In the line the Battalion was busily occupied with its share of the works programme and in patrolling in which the infrequency of encounters with the enemy in No Man's Land gradually led to the belief that his front breastwork was not occupied. This was probed further on the last evening of November when a fighting patrol of twenty men under 2/Lieut. W. H. Webster (Intelligence Officer) entered the enemy lines at the Wick Salient and found it untenanted, in a shocking condition of flood and affording ample evidence that no attempt was being made to repair the serious damage caused by our artillery fire.

During the third week in November the Battalion's frontage was extended to the right, involving the occupation by the right company of an extra 400 yards of breastwork and an additional supporting post, Erith, and by the reserve company of a fourth keep on the Bacquerot line called Lonely Post. This new piece of breastwork was usually subjected to a good deal of enemy trench mortar fire, especially about the point at which Erith Street communication trench joined the front line. This was an unpleasant spot. Erith Street sunk into a slight depression so that all traffic using it was plainly visible to the Germans; and as it came to an abrupt end some fifteen yards short of the front line an undesirable gap occurred which had to be traversed with more than ordinary agility by those whose duty took them that way. A good deal of extra trench repairing work was imposed on us in consequence of the enemy's attentions at this point, and unfortunately some casualties occurred.

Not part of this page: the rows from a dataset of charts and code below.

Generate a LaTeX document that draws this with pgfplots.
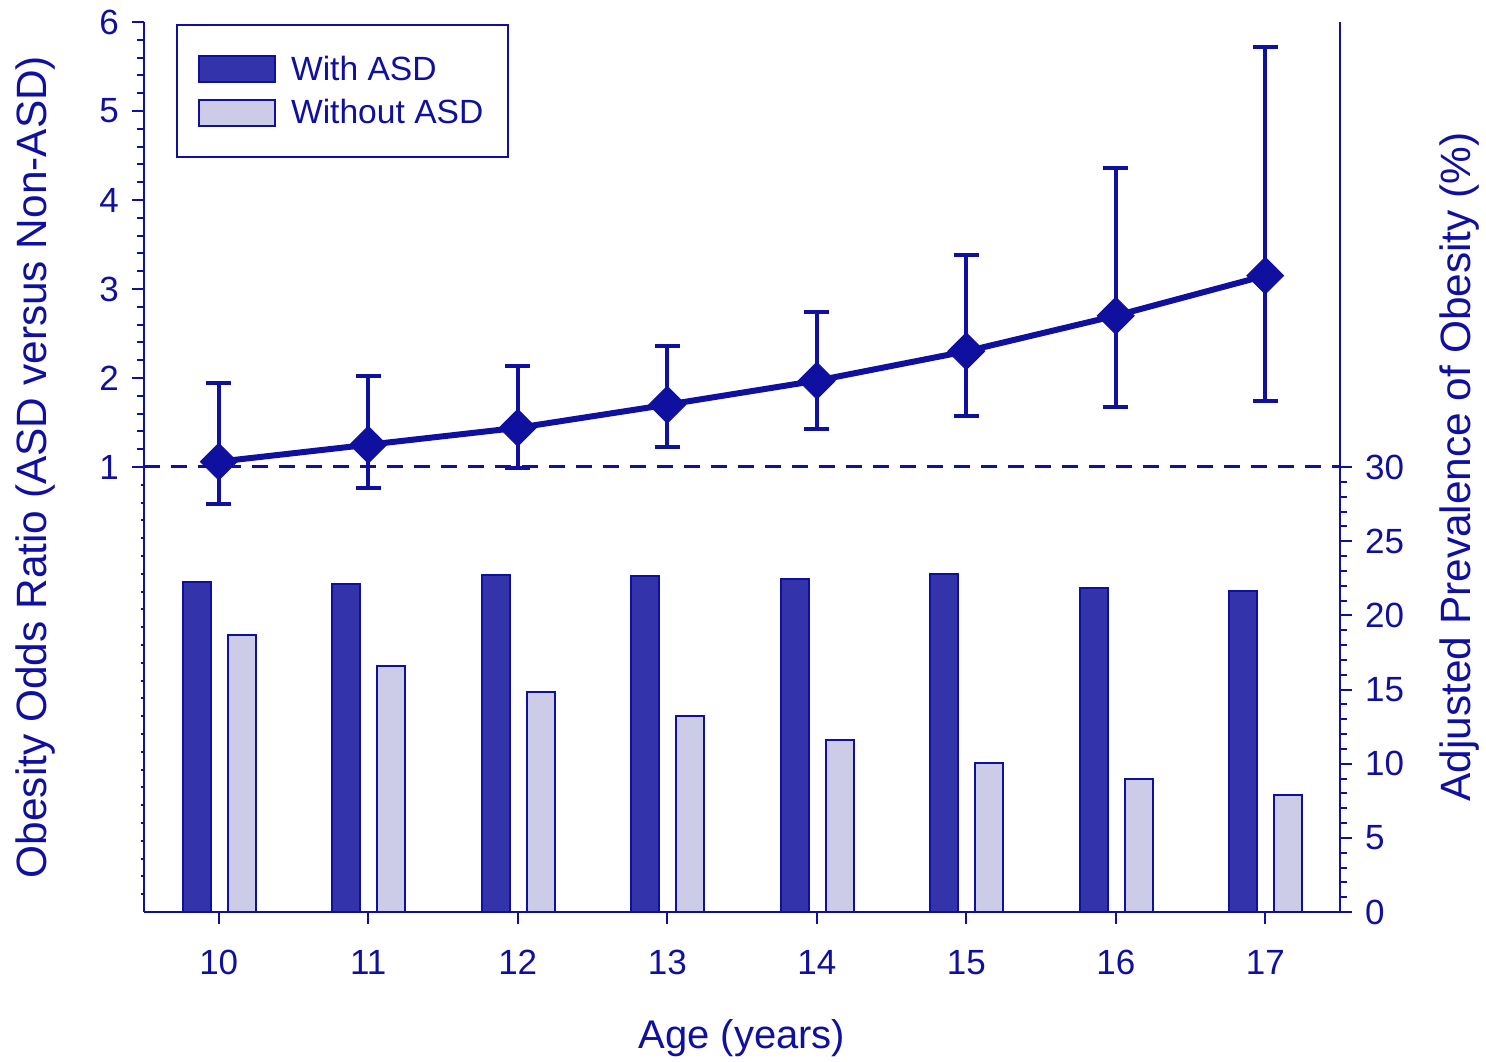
\documentclass[border=0pt]{standalone}
\usepackage{fontspec}
\setmainfont{Liberation Sans}
\usepackage{pgfplots}
\pgfplotsset{compat=1.18}
\definecolor{navy}{RGB}{16,16,160}
\definecolor{darkbar}{RGB}{51,51,170}
\definecolor{lightbar}{RGB}{204,204,232}

\pgfplotstableread{
age with without
10 22.25 18.7
11 22.1 16.6
12 22.7 14.8
13 22.65 13.2
14 22.45 11.6
15 22.8 10.05
16 21.85 8.97
17 21.65 7.9
}\bars

\begin{document}
\begin{tikzpicture}
\useasboundingbox (-72pt,-74.5pt) rectangle (671pt,456pt);
% ---------- right axis: bars ----------
\begin{axis}[
  at={(0pt,0pt)}, anchor=south west,
  scale only axis, width=598pt, height=445pt,
  xmin=9.5, xmax=17.5, ymin=0, ymax=60,
  axis x line=none, axis y line*=right,
  axis line style={navy, line width=1pt, -},
  tick align=outside,
  ytick={0,5,10,15,20,25,30},
  minor ytick={1,2,3,4,6,7,8,9,11,12,13,14,16,17,18,19,21,22,23,24,26,27,28,29},
  major tick length=6pt, minor tick length=3.5pt,
  every tick/.style={navy, line width=1pt},
  /pgf/number format/assume math mode=true,
  tick label style={font=\fontsize{17.5}{20}\selectfont, text=navy},
  yticklabel style={xshift=3pt},
  ylabel={Adjusted Prevalence of Obesity (\%)},
  label style={font=\fontsize{21.2}{25}\selectfont, text=navy},
  ylabel style={at={(axis description cs:1.1003,0.5)}, anchor=center},
  clip=false,
  legend cell align=left,
  legend style={at={(axis description cs:0.0268,0.998)}, anchor=north west,
    draw=navy, line width=1pt, font=\fontsize{16.8}{20}\selectfont, text=navy,
    inner xsep=10.5pt, inner ysep=13.5pt, row sep=4pt,
    /tikz/every odd column/.append style={column sep=5.5pt}},
]
\addplot[ybar, bar width=14pt, bar shift=-11pt, fill=darkbar, draw=navy, line width=1pt,
  legend image code/.code={\draw[fill=darkbar, draw=navy, line width=1pt] (0pt,-6.5pt) rectangle (38pt,6.5pt);}]
  table[x=age, y=with] {\bars};
\addlegendentry{With ASD}
\addplot[ybar, bar width=14pt, bar shift=11.5pt, fill=lightbar, draw=navy, line width=1pt,
  legend image code/.code={\draw[fill=lightbar, draw=navy, line width=1pt] (0pt,-6.5pt) rectangle (38pt,6.5pt);}]
  table[x=age, y=without] {\bars};
\addlegendentry{Without ASD}
\end{axis}
% ---------- left axis: odds ratio ----------
\begin{axis}[
  at={(0pt,0pt)}, anchor=south west,
  scale only axis, width=598pt, height=445pt,
  xmin=9.5, xmax=17.5, ymin=-4, ymax=6,
  axis x line*=bottom, axis y line*=left,
  axis line style={navy, line width=1pt, -},
  tick align=outside,
  xtick={10,11,12,13,14,15,16,17},
  ytick={1,2,3,4,5,6},
  minor ytick={1.2,1.4,1.6,1.8,2.2,2.4,2.6,2.8,3.2,3.4,3.6,3.8,4.2,4.4,4.6,4.8,5.2,5.4,5.6,5.8},
  extra y ticks={-3.8,-3.6,-3.4,-3.2,-3,-2.8,-2.6,-2.4,-2.2,-2,-1.8,-1.6,-1.4,-1.2,-1,-0.8,-0.6,-0.4,-0.2,0,0.2,0.4,0.6,0.8},
  extra y tick labels={},
  extra y tick style={major tick length=1.5pt},
  major tick length=6pt, minor tick length=3.5pt,
  every tick/.style={navy, line width=1pt},
  /pgf/number format/assume math mode=true,
  tick label style={font=\fontsize{17.5}{20}\selectfont, text=navy},
  yticklabel style={xshift=-3pt},
  xticklabel style={yshift=-9.5pt},
  xlabel={Age (years)},
  ylabel={Obesity Odds Ratio (ASD versus Non-ASD)},
  xlabel style={font=\fontsize{20}{24}\selectfont, text=navy, at={(axis description cs:0.5,-0.1416)}, anchor=center},
  ylabel style={font=\fontsize{21.2}{25}\selectfont, text=navy, at={(axis description cs:-0.0911,0.5)}, anchor=center},
  clip=false,
]
\addplot[navy, line width=1.5pt, dash pattern=on 8pt off 5.5pt, forget plot]
  coordinates {(9.5,1) (17.5,1)};
\addplot[navy, line width=3pt, mark=square*, mark size=6.5pt,
  mark options={rotate=45, fill=navy, line width=0.5pt, solid},
  error bars/.cd, y dir=both, y explicit,
  error mark=|, error mark options={navy, line width=2pt, mark size=6.25pt},
  error bar style={navy, line width=2pt}]
  coordinates {
  (10,1.06) += (0,0.88) -= (0,0.48)
  (11,1.25) += (0,0.77) -= (0,0.49)
  (12,1.44) += (0,0.69) -= (0,0.45)
  (13,1.70) += (0,0.66) -= (0,0.48)
  (14,1.97) += (0,0.77) -= (0,0.54)
  (15,2.30) += (0,1.08) -= (0,0.73)
  (16,2.70) += (0,1.66) -= (0,1.03)
  (17,3.15) += (0,2.57) -= (0,1.41)
  };
\end{axis}
\end{tikzpicture}
\end{document}
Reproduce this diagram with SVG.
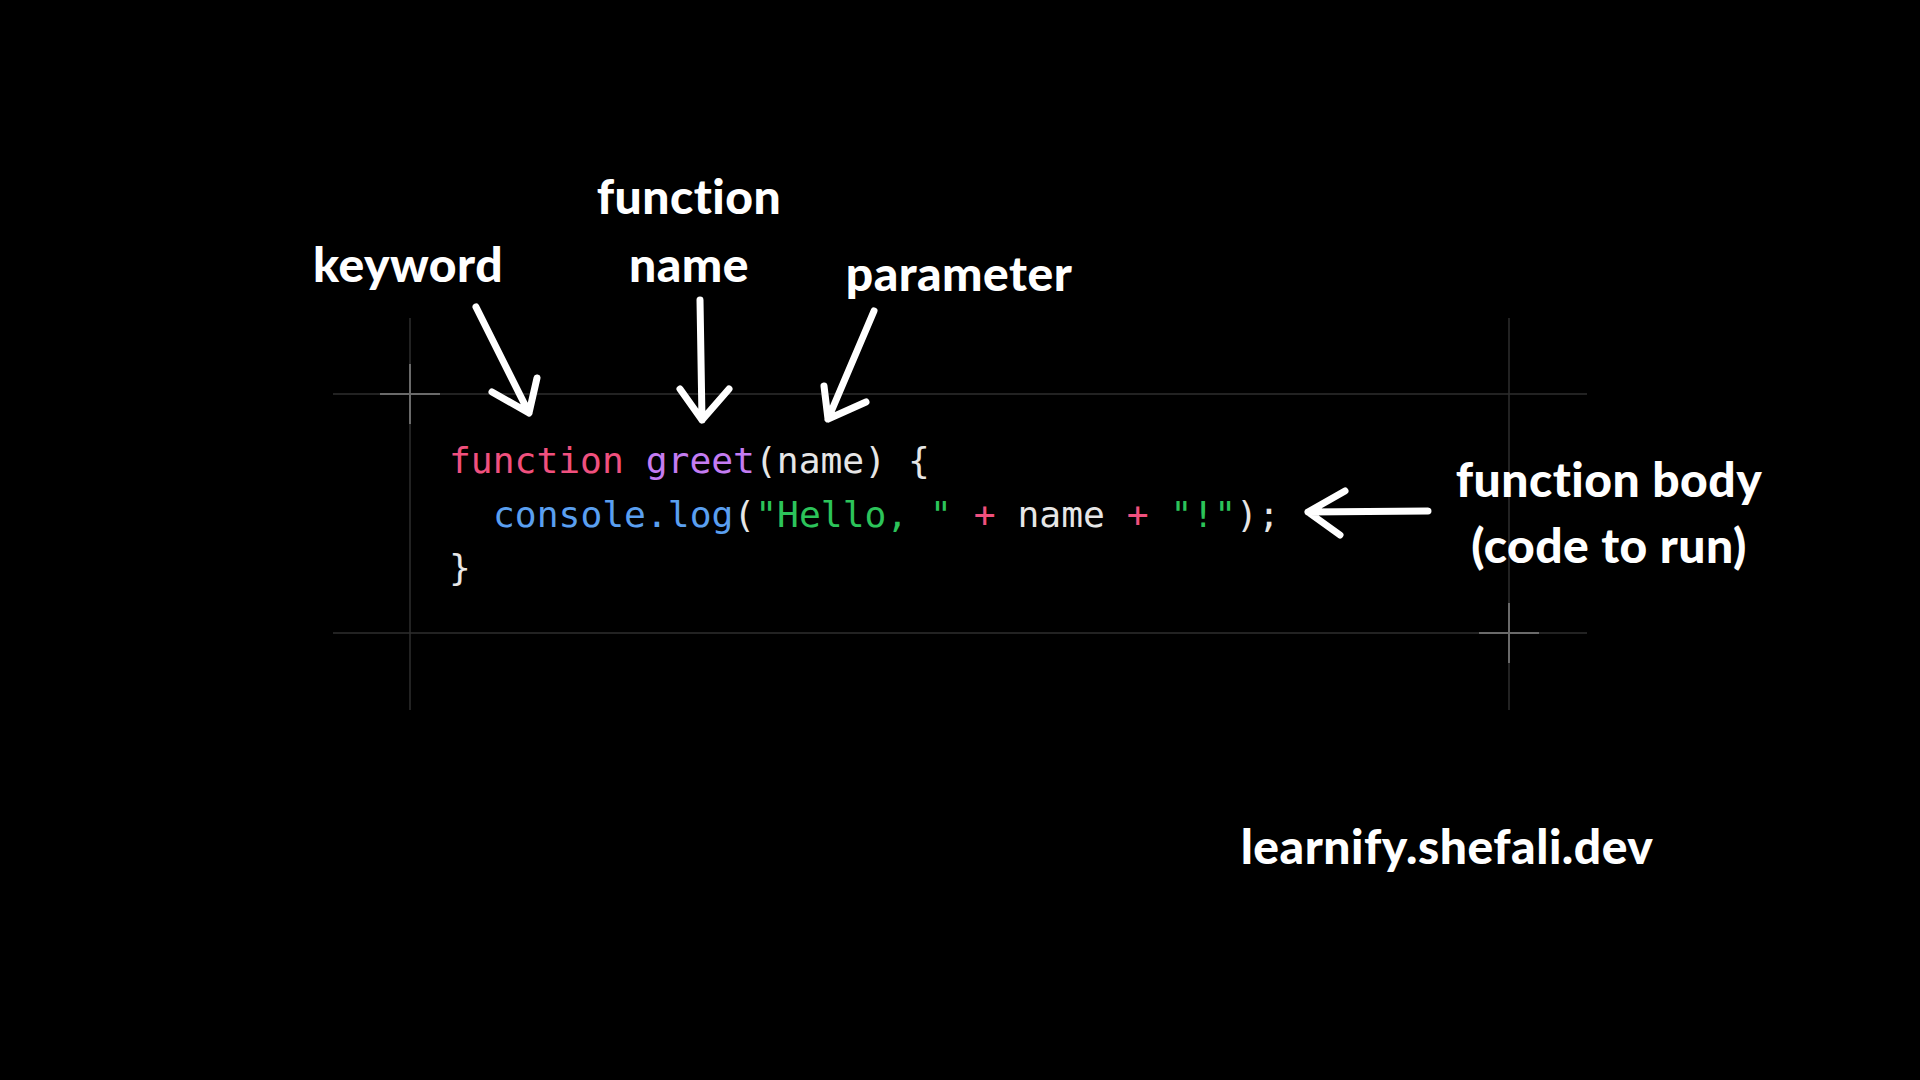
<svg xmlns="http://www.w3.org/2000/svg" width="1920" height="1080" viewBox="0 0 1920 1080">
<style>
.g{stroke:#2e2e2e;stroke-width:1.5}
.c{stroke:#6a6a6a;stroke-width:2}
.code{font-family:"DejaVu Sans Mono","Liberation Mono",monospace;font-size:36.3px;fill:#e6e6e6}
.lbl{font-family:"Lato","Open Sans",sans-serif;font-weight:900;font-size:48px;fill:#fff;text-anchor:middle;letter-spacing:0.5px}
.ar{stroke:#fff;stroke-width:7;fill:none;stroke-linecap:round;stroke-linejoin:round}
</style>
<rect width="1920" height="1080" fill="#000"/>
<g id="grid">
<line class="g" x1="333" y1="394" x2="1587" y2="394"/>
<line class="g" x1="333" y1="633" x2="1587" y2="633"/>
<line class="g" x1="410" y1="318" x2="410" y2="710"/>
<line class="g" x1="1509" y1="318" x2="1509" y2="710"/>
<line class="c" x1="380" y1="394" x2="440" y2="394"/>
<line class="c" x1="410" y1="364" x2="410" y2="424"/>
<line class="c" x1="1479" y1="633" x2="1539" y2="633"/>
<line class="c" x1="1509" y1="603" x2="1509" y2="663"/>
</g>
<g id="code" class="code" xml:space="preserve">
<text x="449" y="473"><tspan fill="#f0507e">function</tspan> <tspan fill="#c47cf2">greet</tspan>(name) {</text>
<text x="493" y="527"><tspan fill="#5a9ff0">console.log</tspan>(<tspan fill="#2cc45a">"Hello, "</tspan> <tspan fill="#f0507e">+</tspan> name <tspan fill="#f0507e">+</tspan> <tspan fill="#2cc45a">"!"</tspan>);</text>
<text x="449" y="580">}</text>
</g>
<g id="labels" class="lbl">
<text x="408" y="282">keyword</text>
<text x="689" y="214">function</text>
<text x="689" y="282">name</text>
<text x="959" y="291">parameter</text>
<text x="1609" y="497">function body</text>
<text x="1609" y="563">(code to run)</text>
<text x="1447" y="864">learnify.shefali.dev</text>
</g>
<g id="connectors" class="ar">
<path d="M476 307 L529 413 M492 392 L529 413 L537 378"/>
<path d="M700 300 L702 420 M680 389 L702 420 L729 389"/>
<path d="M874 311 L828 419 M824 386 L828 419 L866 402"/>
<path d="M1428 511 L1308 512 M1345 491 L1308 512 L1340 535"/>
</g>
</svg>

The enemy's activity was rather marked on the 26th November, during the morning of which day over seventy 5·9-inch shells fell near the Convent observation post but without a direct hit being obtained. The Convent, together with two or three other posts along the line of the Rue Tilleloy, used by the forward observation officers of our supporting artillery, consisted of a substantial brick tower some 25 feet in height, like an attenuated Martello Tower. These had been erected behind the cover of the houses of Fauquissart before the village had been destroyed. But the subsequent demolition of the houses had exposed the towers, which consequently stood up naked and unashamed within 200 yards of our front line, and their presence, possibly combined with his evident inability to hit them, seemed to be a constant source of annoyance to the enemy.

All this time the Battalion strength was steadily increasing with reinforcements from home and with the return of many who had been wounded on the Somme, till by Christmas it mustered some 700 all ranks. Officer reinforcements followed on each other's heels with surprising rapidity, and the following joined during November:

Captains V. S. Bowater and H. M. Lorden, Lieuts. H. Jones (appointed Brigade Bombing Officer) and H. J. M. Williams, 2/Lieuts. E. G. Dew, L. W. Wreford, S. P. Stotter, H. W. Spiers, R. W. Chamberlain and W. A. Froy; 2/Lieuts. H. N. Williams, L. W. N. Jones, H. D. Rees, Bradley (to 168th L.T.M. Battery) and A. L. Harper (attached from 4th Royal Welsh Fusiliers); 2/Lieuts. F. H. Hutchins, A. G. Davis and L. E. Ballance (attached from 11th Londons); Captain H. Pentelow and Lieuts. T. Coleman (Works Officer) and H. D. Beeby (attached from Hunts Cyclist Battalion).

Captain Pentelow was unluckily hit and sent to hospital two days after his arrival.